Книги

Мы были лжецами

22
18
20
22
24
26
28
30

Если мама думает, что это каким-то образом имеет отношение ко мне, она никогда, никогда не спросит об этом. Я точно знаю.

Она не хочет знать.

Я изменила курс ее жизни. Я изменила судьбу семьи. Я и Лжецы.

Это был ужасный поступок. Возможно. Но мы хоть что-то сделали. Я не сидела на месте и не жаловалась. Я сильнее, чем мама может себе представить. Я согрешила против нее, но и помогла ей.

Она гладит меня по голове. Сюси-пуси. Я отодвигаюсь.

– Это все? – спрашивает она.

– Почему никто не говорит со мной об этом? – повторяю я.

– Из-за твоих… из-за… – Мамочка замолкает, пытаясь найти нужные слова. – Из-за твоих болей.

– Из-за того, что у меня мигрень и я не могу вспомнить свой несчастный случай, не справлюсь с мыслью, что Клермонт сгорел?

– Врачи посоветовали не усугублять твой стресс, – отвечает она. – Они сказали, что пожар мог вызвать головные боли из-за дыма или… или страха, – неубедительно заканчивает мамочка.

– Я уже не ребенок. Мне можно доверить основную информацию о нашей семье. Все лето я упорно пыталась вспомнить свой несчастный случай или то, что случилось перед ним. Почему нельзя было просто рассказать мне, мам?

– Я рассказывала. Два года назад. Повторяла снова и снова, но на следующий день ты всегда забывала. И когда я поговорила с доктором, он сказал, что лучше мне прекратить расстраивать тебя, что я не должна давить.

– Ты живешь со мной! – кричу я. – У тебя нет веры в собственные суждения, зато ты можешь поверить доктору, который едва меня знает?!

– Он – специалист.

– С чего ты взяла, что мне нужно, чтобы вся моя большая семья хранила от меня тайны, – даже близняшки, даже Уилл и Тафт, ради всего святого! – а не узнать, что произошло?

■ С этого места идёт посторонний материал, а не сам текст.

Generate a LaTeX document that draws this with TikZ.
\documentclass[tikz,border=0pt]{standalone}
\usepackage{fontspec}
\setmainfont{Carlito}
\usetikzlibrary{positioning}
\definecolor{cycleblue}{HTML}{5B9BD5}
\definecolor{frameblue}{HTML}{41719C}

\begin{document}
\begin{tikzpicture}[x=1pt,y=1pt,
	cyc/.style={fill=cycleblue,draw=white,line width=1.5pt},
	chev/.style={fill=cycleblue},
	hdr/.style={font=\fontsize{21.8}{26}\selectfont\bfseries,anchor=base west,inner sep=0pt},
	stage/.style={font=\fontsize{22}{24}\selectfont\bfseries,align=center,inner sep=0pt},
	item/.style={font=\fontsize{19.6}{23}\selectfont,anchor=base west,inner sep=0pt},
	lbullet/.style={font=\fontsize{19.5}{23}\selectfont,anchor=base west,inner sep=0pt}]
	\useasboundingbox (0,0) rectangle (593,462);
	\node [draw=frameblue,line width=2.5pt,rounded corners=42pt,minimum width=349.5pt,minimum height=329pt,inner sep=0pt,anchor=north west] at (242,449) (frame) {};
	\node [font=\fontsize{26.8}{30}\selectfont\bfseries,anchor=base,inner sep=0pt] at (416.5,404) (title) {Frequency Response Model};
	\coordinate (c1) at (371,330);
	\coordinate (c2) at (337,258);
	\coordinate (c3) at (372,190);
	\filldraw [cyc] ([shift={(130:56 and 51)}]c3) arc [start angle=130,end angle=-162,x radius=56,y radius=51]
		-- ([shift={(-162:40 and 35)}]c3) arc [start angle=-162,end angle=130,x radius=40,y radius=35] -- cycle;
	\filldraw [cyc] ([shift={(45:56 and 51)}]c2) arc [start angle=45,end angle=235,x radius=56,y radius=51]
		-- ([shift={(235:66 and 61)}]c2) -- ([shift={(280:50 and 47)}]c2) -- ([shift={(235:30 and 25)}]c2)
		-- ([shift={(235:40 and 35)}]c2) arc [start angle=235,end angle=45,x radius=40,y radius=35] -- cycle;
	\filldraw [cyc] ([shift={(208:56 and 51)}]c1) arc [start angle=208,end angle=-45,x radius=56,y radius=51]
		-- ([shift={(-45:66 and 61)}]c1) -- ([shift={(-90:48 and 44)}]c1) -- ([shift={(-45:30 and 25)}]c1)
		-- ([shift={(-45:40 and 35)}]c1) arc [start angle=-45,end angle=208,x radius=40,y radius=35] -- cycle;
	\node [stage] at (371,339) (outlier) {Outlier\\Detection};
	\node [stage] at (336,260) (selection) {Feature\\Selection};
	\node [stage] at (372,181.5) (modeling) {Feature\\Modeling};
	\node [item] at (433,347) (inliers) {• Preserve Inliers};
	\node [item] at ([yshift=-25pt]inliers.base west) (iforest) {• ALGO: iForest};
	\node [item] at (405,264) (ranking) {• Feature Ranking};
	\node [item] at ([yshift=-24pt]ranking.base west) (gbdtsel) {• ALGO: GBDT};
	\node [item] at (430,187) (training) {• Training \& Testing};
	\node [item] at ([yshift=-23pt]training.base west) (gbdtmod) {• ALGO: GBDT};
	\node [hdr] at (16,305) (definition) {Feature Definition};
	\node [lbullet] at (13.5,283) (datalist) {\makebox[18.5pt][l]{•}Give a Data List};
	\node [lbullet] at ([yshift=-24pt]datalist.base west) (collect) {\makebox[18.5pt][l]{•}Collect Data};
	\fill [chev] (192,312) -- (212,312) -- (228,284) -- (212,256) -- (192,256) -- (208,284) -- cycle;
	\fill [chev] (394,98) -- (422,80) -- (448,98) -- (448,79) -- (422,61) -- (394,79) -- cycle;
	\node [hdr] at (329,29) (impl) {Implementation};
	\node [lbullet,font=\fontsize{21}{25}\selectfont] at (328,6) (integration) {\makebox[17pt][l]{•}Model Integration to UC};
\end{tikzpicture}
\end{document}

С чего ты взяла, что я настолько хрупкая, что мне лучше не знать даже простых фактов?

– Для меня ты настолько хрупкая, – отвечает мамочка. – И если быть честной, я не знала, как справиться с твоей реакцией.

– Ты даже представить не можешь, как это обидно.

– Я люблю тебя.

Я больше не могу смотреть на ее лицо, в нем столько жалости и самооправдания.